Dataset rows:
**********

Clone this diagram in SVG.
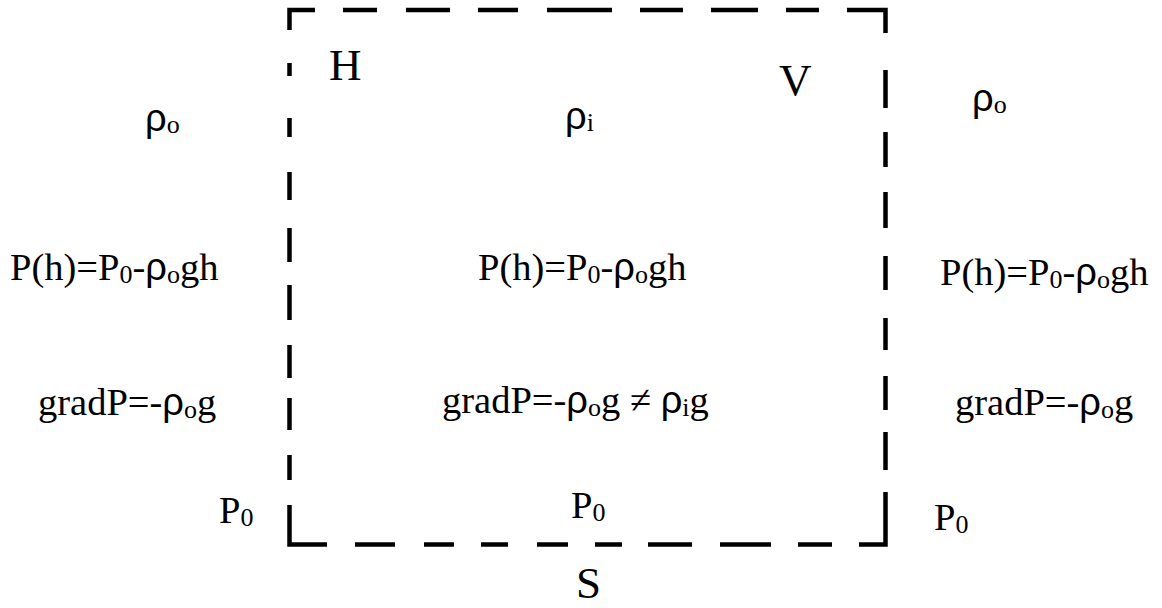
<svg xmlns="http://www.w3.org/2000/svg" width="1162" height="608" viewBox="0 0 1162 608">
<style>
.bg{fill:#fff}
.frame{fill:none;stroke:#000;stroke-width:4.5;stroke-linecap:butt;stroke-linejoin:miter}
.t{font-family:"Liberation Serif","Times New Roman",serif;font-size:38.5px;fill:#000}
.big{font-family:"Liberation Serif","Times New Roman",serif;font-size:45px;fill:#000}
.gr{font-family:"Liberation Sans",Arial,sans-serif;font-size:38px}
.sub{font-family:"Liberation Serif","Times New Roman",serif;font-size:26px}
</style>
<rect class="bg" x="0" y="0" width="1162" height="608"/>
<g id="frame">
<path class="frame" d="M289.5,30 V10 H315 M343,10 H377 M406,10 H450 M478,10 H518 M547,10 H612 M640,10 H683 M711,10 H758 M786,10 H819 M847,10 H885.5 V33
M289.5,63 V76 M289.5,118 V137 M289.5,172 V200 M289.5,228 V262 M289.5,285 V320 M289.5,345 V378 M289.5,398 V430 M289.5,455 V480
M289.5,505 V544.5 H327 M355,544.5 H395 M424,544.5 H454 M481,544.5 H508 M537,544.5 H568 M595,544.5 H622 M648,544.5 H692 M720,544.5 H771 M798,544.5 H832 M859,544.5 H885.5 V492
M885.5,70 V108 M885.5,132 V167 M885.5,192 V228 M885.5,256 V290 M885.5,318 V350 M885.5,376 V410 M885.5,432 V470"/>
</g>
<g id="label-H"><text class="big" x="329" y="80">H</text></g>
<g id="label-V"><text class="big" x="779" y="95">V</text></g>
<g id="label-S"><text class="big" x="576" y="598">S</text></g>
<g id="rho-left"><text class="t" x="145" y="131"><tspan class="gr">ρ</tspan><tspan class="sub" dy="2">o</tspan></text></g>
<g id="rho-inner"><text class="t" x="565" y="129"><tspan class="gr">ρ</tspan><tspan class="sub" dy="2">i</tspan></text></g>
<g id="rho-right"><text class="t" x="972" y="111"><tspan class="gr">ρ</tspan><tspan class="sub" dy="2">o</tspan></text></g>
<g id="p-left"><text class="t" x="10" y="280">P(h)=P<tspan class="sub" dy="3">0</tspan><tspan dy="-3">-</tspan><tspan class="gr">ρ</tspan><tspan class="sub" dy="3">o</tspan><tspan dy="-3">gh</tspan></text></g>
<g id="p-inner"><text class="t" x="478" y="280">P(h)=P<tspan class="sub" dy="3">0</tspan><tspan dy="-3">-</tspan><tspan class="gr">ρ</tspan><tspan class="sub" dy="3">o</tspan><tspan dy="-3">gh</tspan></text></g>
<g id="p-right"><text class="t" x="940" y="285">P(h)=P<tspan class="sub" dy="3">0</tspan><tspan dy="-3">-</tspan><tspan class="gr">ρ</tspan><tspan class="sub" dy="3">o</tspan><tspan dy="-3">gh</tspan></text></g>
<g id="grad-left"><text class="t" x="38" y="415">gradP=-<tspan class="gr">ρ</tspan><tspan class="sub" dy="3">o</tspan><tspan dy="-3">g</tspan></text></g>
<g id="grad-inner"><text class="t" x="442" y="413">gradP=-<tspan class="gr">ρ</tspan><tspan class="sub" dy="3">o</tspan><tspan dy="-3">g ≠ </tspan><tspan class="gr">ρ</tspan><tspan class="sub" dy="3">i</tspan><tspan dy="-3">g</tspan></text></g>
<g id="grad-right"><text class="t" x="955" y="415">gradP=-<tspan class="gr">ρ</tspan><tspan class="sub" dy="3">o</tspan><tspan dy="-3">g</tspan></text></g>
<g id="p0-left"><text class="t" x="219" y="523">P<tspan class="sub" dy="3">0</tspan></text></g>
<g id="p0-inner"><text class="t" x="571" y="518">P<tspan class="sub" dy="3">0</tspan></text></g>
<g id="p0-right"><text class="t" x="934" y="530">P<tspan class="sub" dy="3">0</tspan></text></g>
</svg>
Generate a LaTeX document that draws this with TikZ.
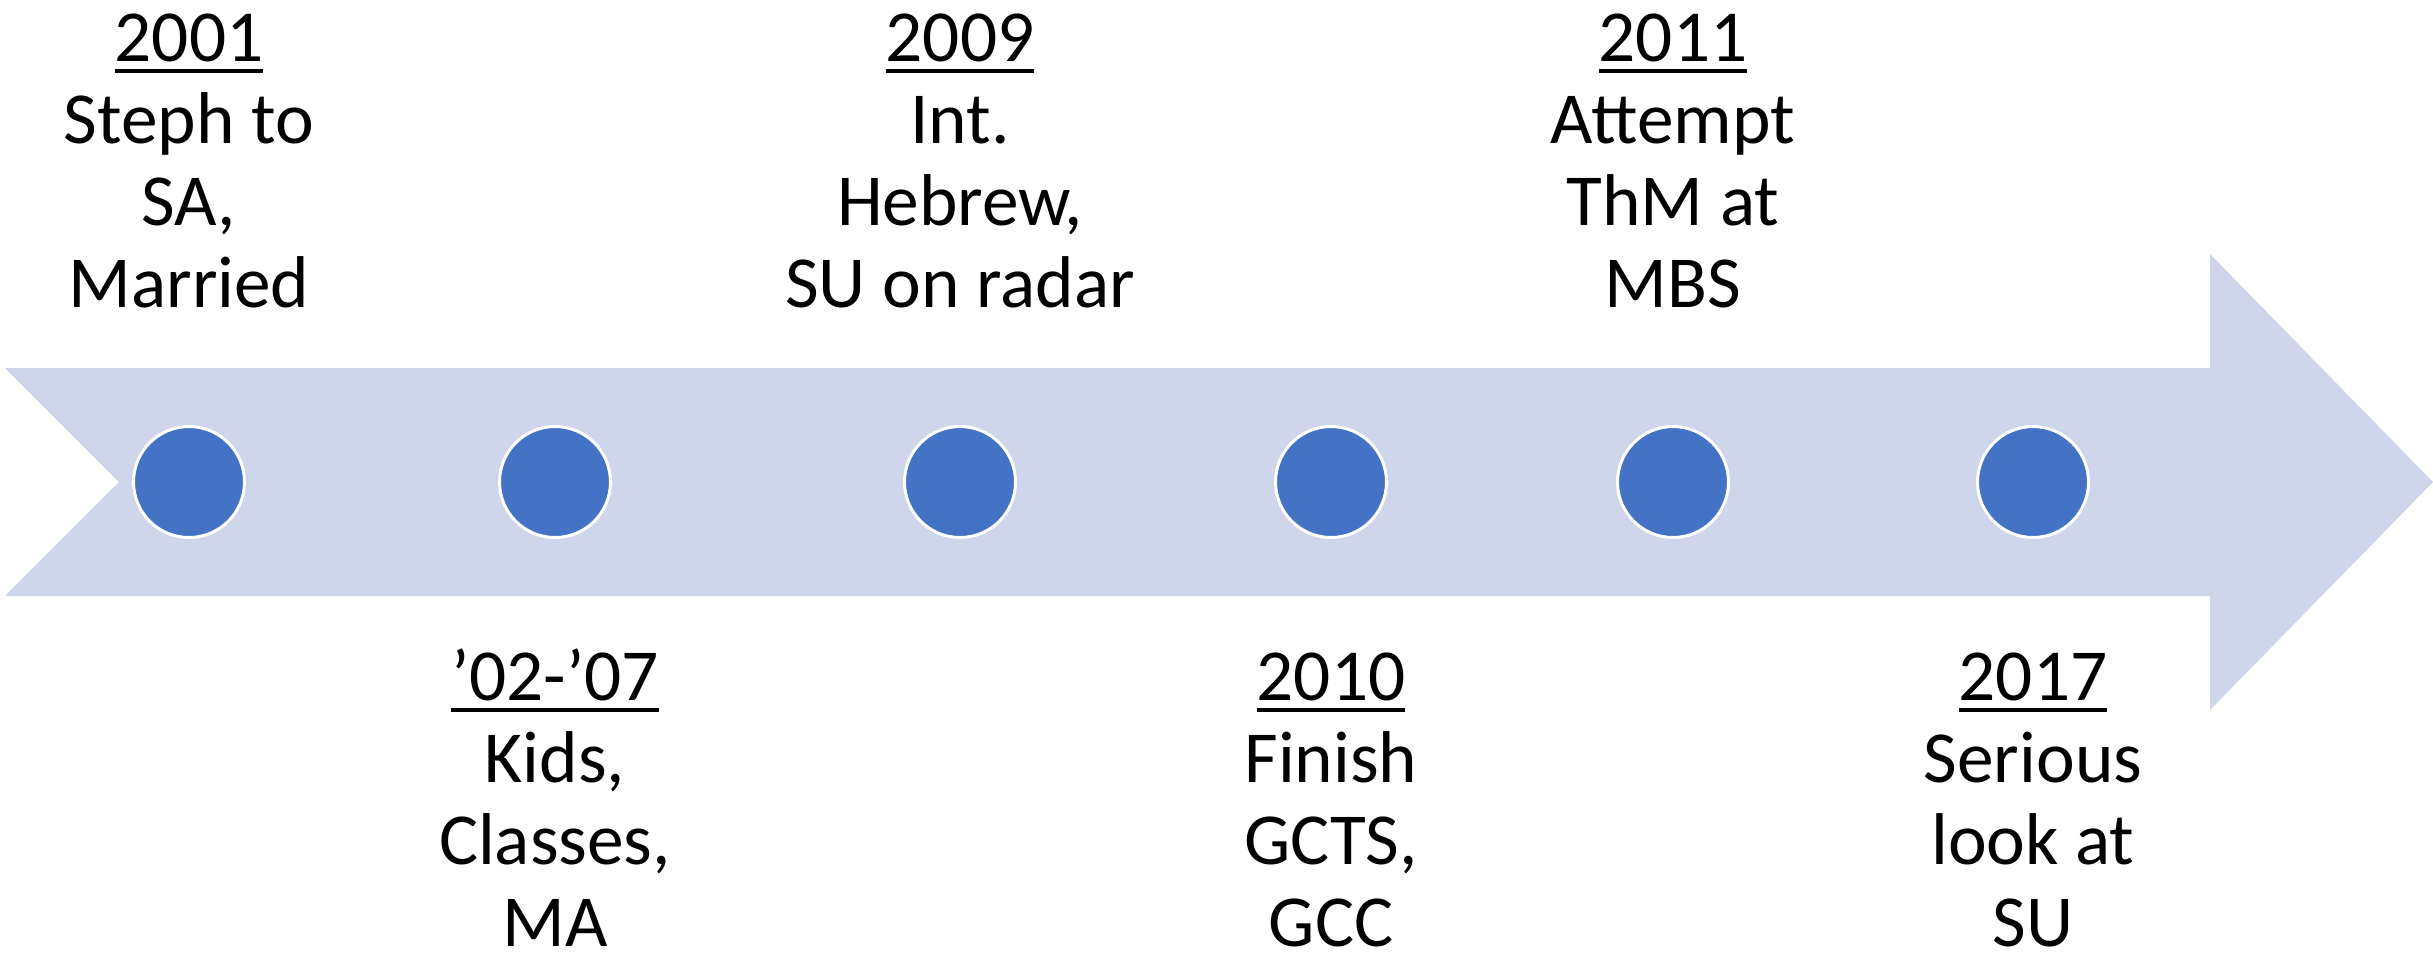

**********

◆ Task details
Copy out all the data without changing anything, and drop the pictures.

◆ Output below
Clone this diagram in SVG.
<svg xmlns="http://www.w3.org/2000/svg" width="1162" height="608" viewBox="0 0 1162 608">
<style>
.bg{fill:#fff}
.frame{fill:none;stroke:#000;stroke-width:4.5;stroke-linecap:butt;stroke-linejoin:miter}
.t{font-family:"Liberation Serif","Times New Roman",serif;font-size:38.5px;fill:#000}
.big{font-family:"Liberation Serif","Times New Roman",serif;font-size:45px;fill:#000}
.gr{font-family:"Liberation Sans",Arial,sans-serif;font-size:38px}
.sub{font-family:"Liberation Serif","Times New Roman",serif;font-size:26px}
</style>
<rect class="bg" x="0" y="0" width="1162" height="608"/>
<g id="frame">
<path class="frame" d="M289.5,30 V10 H315 M343,10 H377 M406,10 H450 M478,10 H518 M547,10 H612 M640,10 H683 M711,10 H758 M786,10 H819 M847,10 H885.5 V33
M289.5,63 V76 M289.5,118 V137 M289.5,172 V200 M289.5,228 V262 M289.5,285 V320 M289.5,345 V378 M289.5,398 V430 M289.5,455 V480
M289.5,505 V544.5 H327 M355,544.5 H395 M424,544.5 H454 M481,544.5 H508 M537,544.5 H568 M595,544.5 H622 M648,544.5 H692 M720,544.5 H771 M798,544.5 H832 M859,544.5 H885.5 V492
M885.5,70 V108 M885.5,132 V167 M885.5,192 V228 M885.5,256 V290 M885.5,318 V350 M885.5,376 V410 M885.5,432 V470"/>
</g>
<g id="label-H"><text class="big" x="329" y="80">H</text></g>
<g id="label-V"><text class="big" x="779" y="95">V</text></g>
<g id="label-S"><text class="big" x="576" y="598">S</text></g>
<g id="rho-left"><text class="t" x="145" y="131"><tspan class="gr">ρ</tspan><tspan class="sub" dy="2">o</tspan></text></g>
<g id="rho-inner"><text class="t" x="565" y="129"><tspan class="gr">ρ</tspan><tspan class="sub" dy="2">i</tspan></text></g>
<g id="rho-right"><text class="t" x="972" y="111"><tspan class="gr">ρ</tspan><tspan class="sub" dy="2">o</tspan></text></g>
<g id="p-left"><text class="t" x="10" y="280">P(h)=P<tspan class="sub" dy="3">0</tspan><tspan dy="-3">-</tspan><tspan class="gr">ρ</tspan><tspan class="sub" dy="3">o</tspan><tspan dy="-3">gh</tspan></text></g>
<g id="p-inner"><text class="t" x="478" y="280">P(h)=P<tspan class="sub" dy="3">0</tspan><tspan dy="-3">-</tspan><tspan class="gr">ρ</tspan><tspan class="sub" dy="3">o</tspan><tspan dy="-3">gh</tspan></text></g>
<g id="p-right"><text class="t" x="940" y="285">P(h)=P<tspan class="sub" dy="3">0</tspan><tspan dy="-3">-</tspan><tspan class="gr">ρ</tspan><tspan class="sub" dy="3">o</tspan><tspan dy="-3">gh</tspan></text></g>
<g id="grad-left"><text class="t" x="38" y="415">gradP=-<tspan class="gr">ρ</tspan><tspan class="sub" dy="3">o</tspan><tspan dy="-3">g</tspan></text></g>
<g id="grad-inner"><text class="t" x="442" y="413">gradP=-<tspan class="gr">ρ</tspan><tspan class="sub" dy="3">o</tspan><tspan dy="-3">g ≠ </tspan><tspan class="gr">ρ</tspan><tspan class="sub" dy="3">i</tspan><tspan dy="-3">g</tspan></text></g>
<g id="grad-right"><text class="t" x="955" y="415">gradP=-<tspan class="gr">ρ</tspan><tspan class="sub" dy="3">o</tspan><tspan dy="-3">g</tspan></text></g>
<g id="p0-left"><text class="t" x="219" y="523">P<tspan class="sub" dy="3">0</tspan></text></g>
<g id="p0-inner"><text class="t" x="571" y="518">P<tspan class="sub" dy="3">0</tspan></text></g>
<g id="p0-right"><text class="t" x="934" y="530">P<tspan class="sub" dy="3">0</tspan></text></g>
</svg>
Generate a LaTeX document that draws this with TikZ.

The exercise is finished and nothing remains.